◆ Records contained in a dataset:
※

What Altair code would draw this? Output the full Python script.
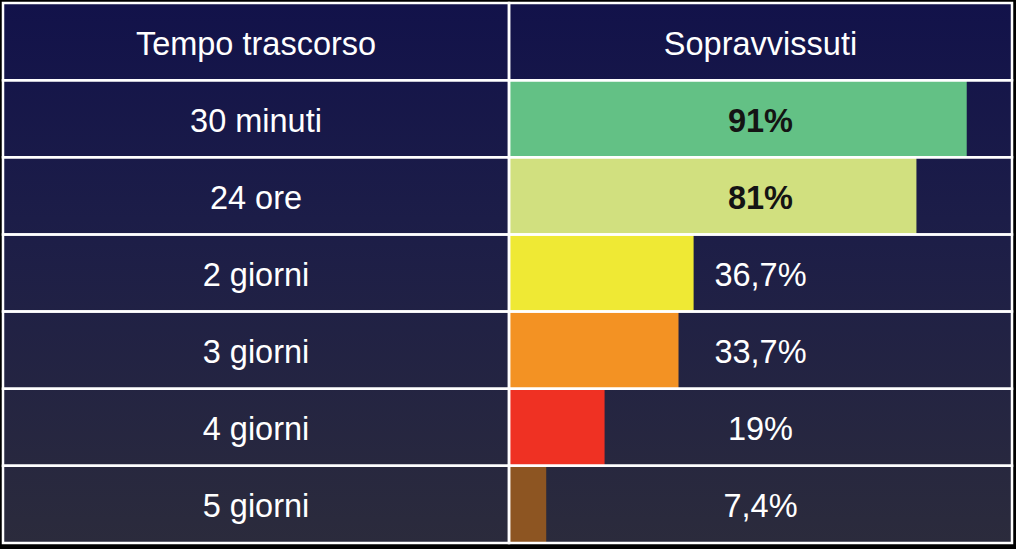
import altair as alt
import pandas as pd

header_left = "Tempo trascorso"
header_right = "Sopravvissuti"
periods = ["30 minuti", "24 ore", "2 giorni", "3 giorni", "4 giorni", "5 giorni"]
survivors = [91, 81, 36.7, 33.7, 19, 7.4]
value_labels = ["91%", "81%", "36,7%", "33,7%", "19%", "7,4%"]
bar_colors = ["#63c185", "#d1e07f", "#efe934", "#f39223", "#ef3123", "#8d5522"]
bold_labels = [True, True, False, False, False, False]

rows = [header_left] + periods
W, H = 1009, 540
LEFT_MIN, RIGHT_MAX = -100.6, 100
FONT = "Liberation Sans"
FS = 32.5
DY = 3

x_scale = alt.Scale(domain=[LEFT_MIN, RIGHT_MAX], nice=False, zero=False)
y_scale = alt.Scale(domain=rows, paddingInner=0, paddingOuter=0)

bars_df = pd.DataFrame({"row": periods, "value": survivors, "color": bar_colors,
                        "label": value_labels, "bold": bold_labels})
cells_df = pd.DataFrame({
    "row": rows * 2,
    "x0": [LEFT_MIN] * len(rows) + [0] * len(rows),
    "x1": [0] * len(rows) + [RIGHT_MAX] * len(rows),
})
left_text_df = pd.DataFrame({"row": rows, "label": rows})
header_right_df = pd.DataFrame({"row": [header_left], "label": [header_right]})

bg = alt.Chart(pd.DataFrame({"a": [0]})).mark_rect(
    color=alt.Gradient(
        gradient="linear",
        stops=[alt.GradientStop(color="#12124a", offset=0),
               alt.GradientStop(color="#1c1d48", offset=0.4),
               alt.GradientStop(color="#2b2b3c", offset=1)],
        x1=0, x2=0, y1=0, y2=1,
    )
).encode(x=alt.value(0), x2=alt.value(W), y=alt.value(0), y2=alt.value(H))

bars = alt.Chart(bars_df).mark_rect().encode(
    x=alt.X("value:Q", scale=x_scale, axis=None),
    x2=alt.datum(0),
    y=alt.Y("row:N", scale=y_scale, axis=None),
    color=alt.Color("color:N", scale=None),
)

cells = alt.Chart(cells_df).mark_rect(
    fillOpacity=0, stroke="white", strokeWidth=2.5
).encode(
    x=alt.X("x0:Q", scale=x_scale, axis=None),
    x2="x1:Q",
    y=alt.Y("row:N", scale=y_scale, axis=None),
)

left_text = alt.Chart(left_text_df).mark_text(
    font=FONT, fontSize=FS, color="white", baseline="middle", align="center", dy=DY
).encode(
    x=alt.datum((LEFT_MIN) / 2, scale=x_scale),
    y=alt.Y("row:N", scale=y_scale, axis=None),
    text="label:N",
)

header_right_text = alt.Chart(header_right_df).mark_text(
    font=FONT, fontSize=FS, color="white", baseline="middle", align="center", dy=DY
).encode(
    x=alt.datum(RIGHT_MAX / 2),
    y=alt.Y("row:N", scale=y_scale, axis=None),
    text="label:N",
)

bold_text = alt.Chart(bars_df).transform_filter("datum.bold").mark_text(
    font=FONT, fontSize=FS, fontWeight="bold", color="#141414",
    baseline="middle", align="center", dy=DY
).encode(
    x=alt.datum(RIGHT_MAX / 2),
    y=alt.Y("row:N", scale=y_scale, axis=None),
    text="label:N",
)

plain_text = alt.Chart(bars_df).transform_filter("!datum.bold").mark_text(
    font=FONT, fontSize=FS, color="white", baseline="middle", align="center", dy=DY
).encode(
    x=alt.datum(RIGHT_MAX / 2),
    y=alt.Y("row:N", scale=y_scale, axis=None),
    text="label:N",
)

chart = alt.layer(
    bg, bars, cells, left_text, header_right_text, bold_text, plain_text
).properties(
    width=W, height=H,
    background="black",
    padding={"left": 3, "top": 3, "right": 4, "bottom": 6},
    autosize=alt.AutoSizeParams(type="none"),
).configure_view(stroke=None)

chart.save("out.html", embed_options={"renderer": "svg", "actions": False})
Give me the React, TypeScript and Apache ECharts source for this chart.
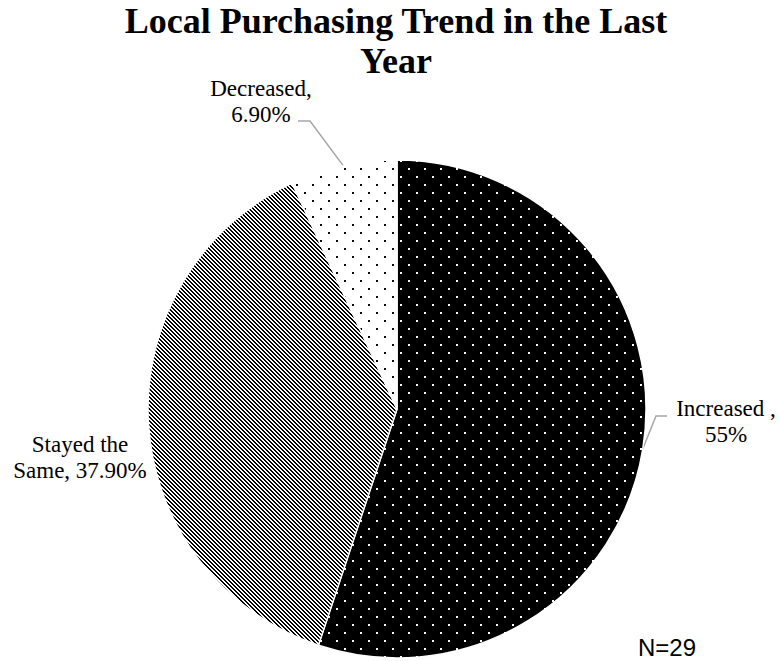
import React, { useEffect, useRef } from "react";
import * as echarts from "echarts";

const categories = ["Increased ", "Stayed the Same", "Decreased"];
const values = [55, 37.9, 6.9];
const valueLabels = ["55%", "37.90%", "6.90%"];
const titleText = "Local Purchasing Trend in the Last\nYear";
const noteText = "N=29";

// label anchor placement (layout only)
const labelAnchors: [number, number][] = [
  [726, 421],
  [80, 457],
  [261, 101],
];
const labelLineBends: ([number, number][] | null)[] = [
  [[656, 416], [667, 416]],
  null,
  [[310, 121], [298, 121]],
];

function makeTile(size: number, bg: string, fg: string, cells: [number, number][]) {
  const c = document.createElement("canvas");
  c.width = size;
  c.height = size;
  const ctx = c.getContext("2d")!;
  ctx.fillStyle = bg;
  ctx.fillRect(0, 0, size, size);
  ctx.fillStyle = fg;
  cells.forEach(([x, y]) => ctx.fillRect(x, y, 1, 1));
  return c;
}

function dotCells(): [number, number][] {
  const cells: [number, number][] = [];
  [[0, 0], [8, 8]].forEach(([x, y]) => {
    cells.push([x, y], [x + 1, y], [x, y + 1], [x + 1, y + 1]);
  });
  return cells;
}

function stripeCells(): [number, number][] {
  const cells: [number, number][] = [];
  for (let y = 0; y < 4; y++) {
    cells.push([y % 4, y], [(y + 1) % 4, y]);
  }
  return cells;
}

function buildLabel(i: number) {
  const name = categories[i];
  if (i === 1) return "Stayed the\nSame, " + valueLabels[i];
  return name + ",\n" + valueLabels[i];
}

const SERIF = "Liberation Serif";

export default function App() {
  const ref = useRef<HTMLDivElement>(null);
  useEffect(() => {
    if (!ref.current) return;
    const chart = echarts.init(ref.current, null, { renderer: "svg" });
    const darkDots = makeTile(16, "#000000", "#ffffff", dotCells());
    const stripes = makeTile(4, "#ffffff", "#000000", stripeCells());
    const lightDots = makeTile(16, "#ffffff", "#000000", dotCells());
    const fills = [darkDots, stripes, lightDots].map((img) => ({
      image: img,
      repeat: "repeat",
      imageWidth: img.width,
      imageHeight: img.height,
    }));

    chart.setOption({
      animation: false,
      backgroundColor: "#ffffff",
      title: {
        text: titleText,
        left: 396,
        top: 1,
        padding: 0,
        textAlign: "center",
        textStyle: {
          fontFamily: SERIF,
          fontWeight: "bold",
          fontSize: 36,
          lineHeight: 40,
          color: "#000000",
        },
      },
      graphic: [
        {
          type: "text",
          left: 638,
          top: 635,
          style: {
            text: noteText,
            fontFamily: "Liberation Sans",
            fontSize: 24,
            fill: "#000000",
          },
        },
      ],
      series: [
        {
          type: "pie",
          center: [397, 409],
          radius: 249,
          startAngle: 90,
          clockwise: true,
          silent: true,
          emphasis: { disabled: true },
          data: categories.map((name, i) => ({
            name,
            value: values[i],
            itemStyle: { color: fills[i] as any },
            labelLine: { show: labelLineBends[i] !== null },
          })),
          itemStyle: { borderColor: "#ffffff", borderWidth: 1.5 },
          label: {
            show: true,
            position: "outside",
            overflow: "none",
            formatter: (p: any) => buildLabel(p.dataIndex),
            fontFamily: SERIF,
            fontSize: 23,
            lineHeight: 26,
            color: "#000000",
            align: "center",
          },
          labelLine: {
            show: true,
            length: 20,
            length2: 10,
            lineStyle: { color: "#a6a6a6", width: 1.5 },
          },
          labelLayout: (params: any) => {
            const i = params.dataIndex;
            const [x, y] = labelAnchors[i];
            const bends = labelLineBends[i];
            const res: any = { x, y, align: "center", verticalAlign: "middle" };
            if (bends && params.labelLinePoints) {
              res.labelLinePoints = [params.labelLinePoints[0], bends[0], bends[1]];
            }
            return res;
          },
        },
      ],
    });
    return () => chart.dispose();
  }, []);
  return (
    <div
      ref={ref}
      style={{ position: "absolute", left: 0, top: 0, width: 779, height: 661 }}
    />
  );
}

※

◆ EXERCISE OBJECTIVE: Repeat the records above exactly, from the first line through the line that contains "bold_labels = [True, True, False, False, False, False]", and leave out the pictures.

◆ SOLUTION BELOW:
What Altair code would draw this? Output the full Python script.
import altair as alt
import pandas as pd

header_left = "Tempo trascorso"
header_right = "Sopravvissuti"
periods = ["30 minuti", "24 ore", "2 giorni", "3 giorni", "4 giorni", "5 giorni"]
survivors = [91, 81, 36.7, 33.7, 19, 7.4]
value_labels = ["91%", "81%", "36,7%", "33,7%", "19%", "7,4%"]
bar_colors = ["#63c185", "#d1e07f", "#efe934", "#f39223", "#ef3123", "#8d5522"]
bold_labels = [True, True, False, False, False, False]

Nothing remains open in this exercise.